Two Moments in Bank History
Ken Jablon: Combined Balance Checking Accounts & CD Incentives
While working at the Chase Manhattan Bank in the late 1970s, I was involved with two “moments in bank history,” one that launched a product still available today, and the other that lasted only a few weeks but was very controversial at the time.
A “Combined” Balance No-Fee Individual Checking Account
In the 1970s, New York savings banks were allowed to offer checking accounts to individuals for the first time. The regulation stated, however, that savings banks were not allowed to charge their customers for the account. Commercial banks had charged individual checking account customers a monthly fee and a fee for each check written unless they kept a large balance in the checking account. Because savings banks were charging no fees for checking accounts, commercial banks began to reduce or eliminate fees for their checking accounts.
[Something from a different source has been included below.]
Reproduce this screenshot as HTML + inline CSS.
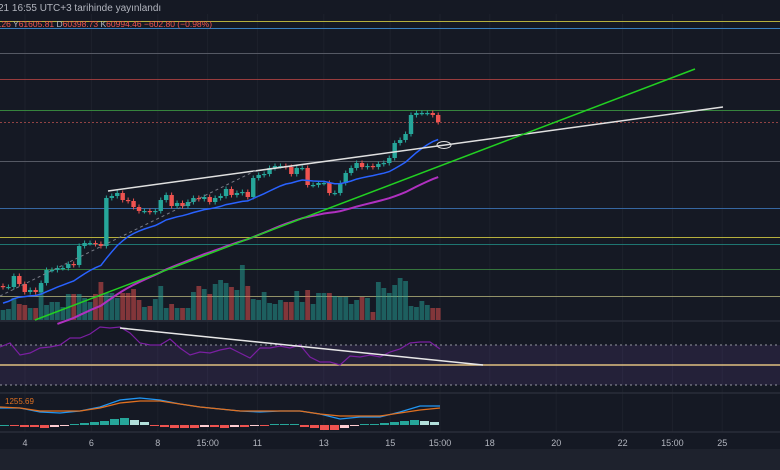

It was expensive for banks to service checking accounts, and the revenue was being eliminated. As a member of the Strategic Planning area of Consumer Banking, I was assigned to a checking pricing project to determine how to solve this problem.
If we charged higher fees for checking than other banks, we would lose customers to those banks–and many of these customers had quite a bit of money with us. We decided to charge no monthly fee, no per check fee, no cash machine fee and no fee for “computer banking” if you had more than $2,000 in all of your linked deposit accounts at the bank; Chase did have rudimentary cash dispensers and a computer banking service. Two thousand dollars was a significant amount of money at the time. If you didn’t have the $2,000, you were charged a monthly fee for everything. We kept our better customers, others brought in more funds to avoid paying a fee and those with lower balances paid a monthly fee for the account.
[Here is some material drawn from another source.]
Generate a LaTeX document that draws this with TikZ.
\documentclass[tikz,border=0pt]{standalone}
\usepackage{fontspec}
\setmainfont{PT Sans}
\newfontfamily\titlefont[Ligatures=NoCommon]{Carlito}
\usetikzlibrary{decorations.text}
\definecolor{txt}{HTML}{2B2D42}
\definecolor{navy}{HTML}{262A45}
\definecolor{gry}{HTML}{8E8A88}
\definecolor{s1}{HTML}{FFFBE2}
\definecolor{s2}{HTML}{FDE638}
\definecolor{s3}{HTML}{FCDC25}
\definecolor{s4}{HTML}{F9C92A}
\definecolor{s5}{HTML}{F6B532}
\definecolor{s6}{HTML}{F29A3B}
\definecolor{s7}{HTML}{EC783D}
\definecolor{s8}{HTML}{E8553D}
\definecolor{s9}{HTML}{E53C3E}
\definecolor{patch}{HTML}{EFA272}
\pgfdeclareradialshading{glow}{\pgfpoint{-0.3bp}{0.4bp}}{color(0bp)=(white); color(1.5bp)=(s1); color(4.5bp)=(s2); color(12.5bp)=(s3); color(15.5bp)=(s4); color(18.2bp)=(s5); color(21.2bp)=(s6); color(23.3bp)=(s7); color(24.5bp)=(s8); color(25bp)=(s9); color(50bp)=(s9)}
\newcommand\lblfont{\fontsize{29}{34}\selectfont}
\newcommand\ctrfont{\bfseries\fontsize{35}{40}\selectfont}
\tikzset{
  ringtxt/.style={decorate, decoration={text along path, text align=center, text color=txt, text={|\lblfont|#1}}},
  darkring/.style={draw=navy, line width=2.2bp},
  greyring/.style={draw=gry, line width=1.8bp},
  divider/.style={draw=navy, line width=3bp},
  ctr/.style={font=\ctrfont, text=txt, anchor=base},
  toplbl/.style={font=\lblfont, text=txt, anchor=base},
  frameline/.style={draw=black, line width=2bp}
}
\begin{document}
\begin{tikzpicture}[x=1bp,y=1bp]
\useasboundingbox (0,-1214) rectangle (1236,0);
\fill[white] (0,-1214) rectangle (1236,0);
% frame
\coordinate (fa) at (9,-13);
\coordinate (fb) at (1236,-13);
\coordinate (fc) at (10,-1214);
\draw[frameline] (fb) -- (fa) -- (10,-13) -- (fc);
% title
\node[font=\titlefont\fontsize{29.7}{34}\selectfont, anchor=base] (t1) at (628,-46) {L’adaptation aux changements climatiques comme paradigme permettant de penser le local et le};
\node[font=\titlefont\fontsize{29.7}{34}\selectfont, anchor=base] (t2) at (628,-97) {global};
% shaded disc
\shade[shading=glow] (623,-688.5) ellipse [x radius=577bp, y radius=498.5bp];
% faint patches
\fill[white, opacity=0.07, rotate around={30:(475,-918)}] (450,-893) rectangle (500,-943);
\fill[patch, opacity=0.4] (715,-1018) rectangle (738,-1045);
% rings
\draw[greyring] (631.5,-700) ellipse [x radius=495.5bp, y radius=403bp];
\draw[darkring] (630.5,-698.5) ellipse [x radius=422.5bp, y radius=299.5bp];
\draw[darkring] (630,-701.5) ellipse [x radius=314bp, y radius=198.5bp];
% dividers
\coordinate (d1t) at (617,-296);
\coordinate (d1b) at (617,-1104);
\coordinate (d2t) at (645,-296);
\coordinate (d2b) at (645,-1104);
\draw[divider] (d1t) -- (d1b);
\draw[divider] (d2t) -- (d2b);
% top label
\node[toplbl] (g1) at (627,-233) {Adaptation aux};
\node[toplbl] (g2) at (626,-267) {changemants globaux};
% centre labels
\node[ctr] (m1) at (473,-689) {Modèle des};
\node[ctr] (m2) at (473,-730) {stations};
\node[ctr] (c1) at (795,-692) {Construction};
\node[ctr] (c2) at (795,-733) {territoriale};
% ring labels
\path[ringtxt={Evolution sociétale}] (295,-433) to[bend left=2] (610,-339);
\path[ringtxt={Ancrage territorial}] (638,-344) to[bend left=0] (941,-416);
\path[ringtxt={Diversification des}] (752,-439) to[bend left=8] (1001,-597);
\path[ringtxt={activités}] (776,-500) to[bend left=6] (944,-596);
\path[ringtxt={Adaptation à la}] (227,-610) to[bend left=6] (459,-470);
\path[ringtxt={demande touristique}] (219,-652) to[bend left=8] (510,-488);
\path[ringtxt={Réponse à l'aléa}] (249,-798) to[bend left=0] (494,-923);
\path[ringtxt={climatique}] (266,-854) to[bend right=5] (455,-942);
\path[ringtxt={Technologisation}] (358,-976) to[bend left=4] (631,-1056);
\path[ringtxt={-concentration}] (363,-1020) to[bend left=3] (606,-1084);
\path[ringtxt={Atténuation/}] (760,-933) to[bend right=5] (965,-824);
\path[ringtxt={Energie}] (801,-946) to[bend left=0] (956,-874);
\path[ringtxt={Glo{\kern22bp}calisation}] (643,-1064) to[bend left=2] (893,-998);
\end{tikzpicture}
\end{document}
Chase was the first major U.S. bank to offer a “combined” balance individual checking account. The other banks soon copied our pricing, and this type of pricing is still standard today.
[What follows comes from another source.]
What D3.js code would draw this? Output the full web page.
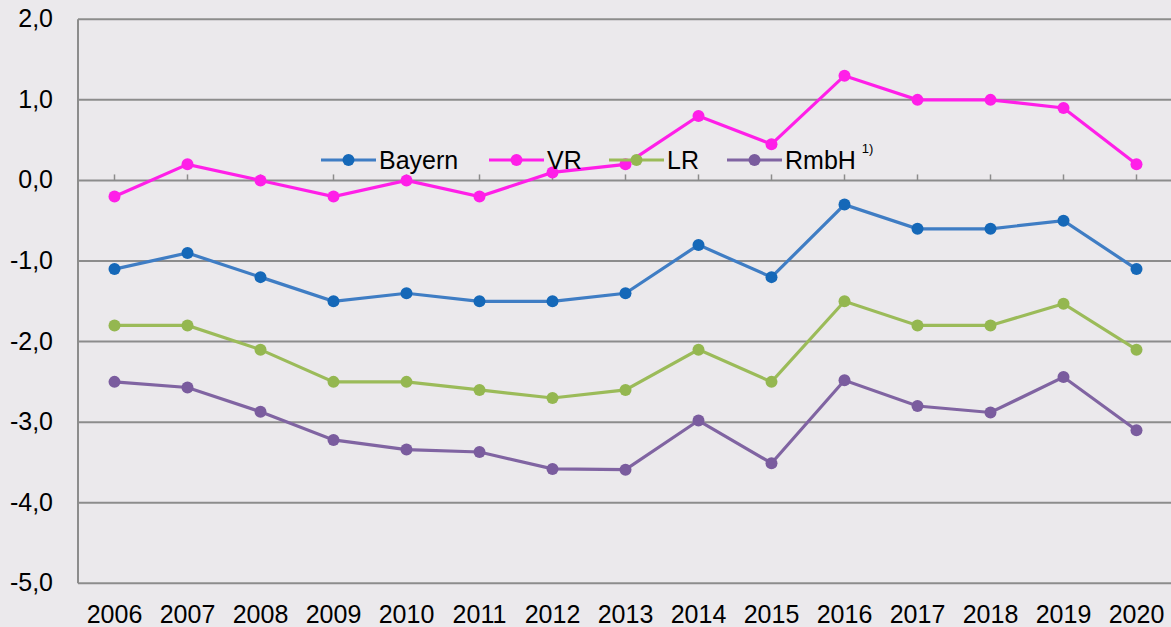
<!DOCTYPE html>
<html lang="de">
<head>
<meta charset="utf-8">
<title>Entwicklung</title>
<script src="https://d3js.org/d3.v7.min.js"></script>
<style>
  body { margin: 0; background: #ebe9ec; }
  svg text { font-family: "Liberation Sans", Arial, sans-serif; fill: #000; }
</style>
</head>
<body>
<div id="chart"></div>
<script>
// data
var years = ["2006","2007","2008","2009","2010","2011","2012","2013","2014","2015","2016","2017","2018","2019","2020"];
var bayern = [-1.1, -0.9, -1.2, -1.5, -1.4, -1.5, -1.5, -1.4, -0.8, -1.2, -0.3, -0.6, -0.6, -0.5, -1.1];
var vr     = [-0.2, 0.2, 0.0, -0.2, 0.0, -0.2, 0.1, 0.2, 0.8, 0.45, 1.3, 1.0, 1.0, 0.9, 0.2];
var lr     = [-1.8, -1.8, -2.1, -2.5, -2.5, -2.6, -2.7, -2.6, -2.1, -2.5, -1.5, -1.8, -1.8, -1.53, -2.1];
var rmbh   = [-2.5, -2.57, -2.87, -3.22, -3.34, -3.37, -3.58, -3.59, -2.98, -3.51, -2.48, -2.8, -2.88, -2.44, -3.1];
var yTicks = [2, 1, 0, -1, -2, -3, -4, -5];

var series = [
  {name: "Bayern", values: bayern, line: "#3f7dc4", dot: "#1568b8"},
  {name: "VR", values: vr, line: "#ff1fe8", dot: "#ff1fe8"},
  {name: "LR", values: lr, line: "#9bbb59", dot: "#94b750"},
  {name: "RmbH", values: rmbh, line: "#8064a2", dot: "#7a5c9e", sup: "1)"}
];

var width = 1171, height = 627;
var plotLeft = 78, plotTop = 19.3, plotBottom = 583.3;

var svg = d3.select("#chart").append("svg")
    .attr("width", width).attr("height", height)
    .style("background", "#ebe9ec")
    .style("display", "block");

var x = d3.scaleBand().domain(years).range([plotLeft, plotLeft + 73 * years.length]);
var y = d3.scaleLinear().domain([-5, 2]).range([plotBottom, plotTop]);
var cx = function (i) { return x(years[i]) + x.bandwidth() / 2; };

// gridlines
svg.selectAll(".grid").data(yTicks).enter().append("line")
    .attr("x1", plotLeft).attr("x2", width)
    .attr("y1", function (d) { return y(d); })
    .attr("y2", function (d) { return y(d); })
    .attr("stroke", "#8c8c8c").attr("stroke-width", 2);

// left axis line
svg.append("line")
    .attr("x1", plotLeft).attr("x2", plotLeft)
    .attr("y1", plotTop).attr("y2", plotBottom)
    .attr("stroke", "#8c8c8c").attr("stroke-width", 2);

// tick marks on the zero line
svg.selectAll(".tick").data(years).enter().append("line")
    .attr("x1", function (d) { return x(d) + x.bandwidth() / 2; })
    .attr("x2", function (d) { return x(d) + x.bandwidth() / 2; })
    .attr("y1", y(0)).attr("y2", y(0) - 6)
    .attr("stroke", "#8c8c8c").attr("stroke-width", 1.5);

// y labels
svg.selectAll(".ylab").data(yTicks).enter().append("text")
    .attr("x", 53).attr("y", function (d) { return y(d) + 8; })
    .attr("text-anchor", "end")
    .style("font-size", "25px")
    .text(function (d) { return d3.format(".1f")(d).replace(".", ",").replace("−", "-"); });

// x labels
svg.selectAll(".xlab").data(years).enter().append("text")
    .attr("x", function (d) { return x(d) + x.bandwidth() / 2; })
    .attr("y", 623)
    .attr("text-anchor", "middle")
    .style("font-size", "25px")
    .text(function (d) { return d; });

var line = d3.line()
    .x(function (d, i) { return cx(i); })
    .y(function (d) { return y(d); });

series.forEach(function (s) {
  svg.append("path")
      .datum(s.values)
      .attr("d", line)
      .attr("fill", "none")
      .attr("stroke", s.line)
      .attr("stroke-width", 3.2);
  svg.selectAll(null).data(s.values).enter().append("circle")
      .attr("cx", function (d, i) { return cx(i); })
      .attr("cy", function (d) { return y(d); })
      .attr("r", 6)
      .attr("fill", s.dot);
});

// legend
var legX = [321, 489, 609, 727];
var legY = 160;
series.forEach(function (s, i) {
  var g = svg.append("g").attr("transform", "translate(" + legX[i] + "," + legY + ")");
  g.append("line").attr("x1", 0).attr("x2", 55).attr("y1", 0).attr("y2", 0)
      .attr("stroke", s.line).attr("stroke-width", 3.2);
  g.append("circle").attr("cx", 27.5).attr("cy", 0).attr("r", 6).attr("fill", s.dot);
  var t = g.append("text").attr("x", 58).attr("y", 9).style("font-size", "25px").text(s.name);
  if (s.sup) {
    g.append("text").attr("x", 58 + t.node().getComputedTextLength() + 6).attr("y", -7)
        .style("font-size", "13px").text(s.sup);
  }
});
</script>
</body>
</html>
Incentives for New CD Accounts
In 1979, I replaced Tom Lynch as head of Liability Product Management. (Tom went off to a major project to put in state-of-the-art ATMs in all of the Chase branches.)
Liability Product Management was concerned with the production, promotion and advertising of the individual customer checking and savings products/accounts. At the time interest rates for regular savings accounts and the recently introduced six-month Certificate of Deposit (CD) accounts were determined by the bank regulatory agencies and were the same for all financial institutions.
One way for banks to get new CD accounts was for banks to offer a gift to open a new account. The banking regulation stated, however, that the gift could not cost the bank more than $5 if the opening account balance was less than $5,000 or $10 if the balance was $5,000 or more. Citibank was “cheating” by paying their gift vendors marketing fees, which allowed them to offer more expensive gifts. (The Citibank lawyers were always more “liberal” in what they agreed could be done.) You could also give the customer the $5 or $10 in cash when they opened the account, but that wasn’t much of an incentive.
One day while riding on the subway to work, I was thinking about how we were going to compete with “cheating” Citibank to bring in more deposits. Yes, the regulation said that you could not give the customer more than $5 (gift or cash) if the account was less than $5,000, but it didn’t say anything about the minimum account size. What if you opened an account for $1 and gave the customer a $5 gift? With this “multiple account” scheme, the bank could offer the customer an upfront gift that, in essence, would give them an extra .5 percent interest. (This was not that much at the time because six-month CDs were paying double digit interest rates.) I explained to our legal department how I thought this complied with the regulation, and to my surprise, they approved it.
Along with a “Chase Against Inflation” theme, we introduced these “higher rate” CD accounts with full-page advertisements in all the New York City and suburban newspapers.Customers were literally lined up in some of our branches to open up accounts.
A few days later Paul Volker, who was then the Chairman of the Federal Reserve, called Bill Butcher, the president of the bank. Volker said, “You can’t do that,” and Butcher said, “Yes we can, because it complies with the regulation. It took the regulatory agencies a few more weeks to issue new regulations that stated that banks could not open multiple accounts to increase incentives. By then, however, Chase had brought in a lot of new deposits and we had the momentum to continue to do so.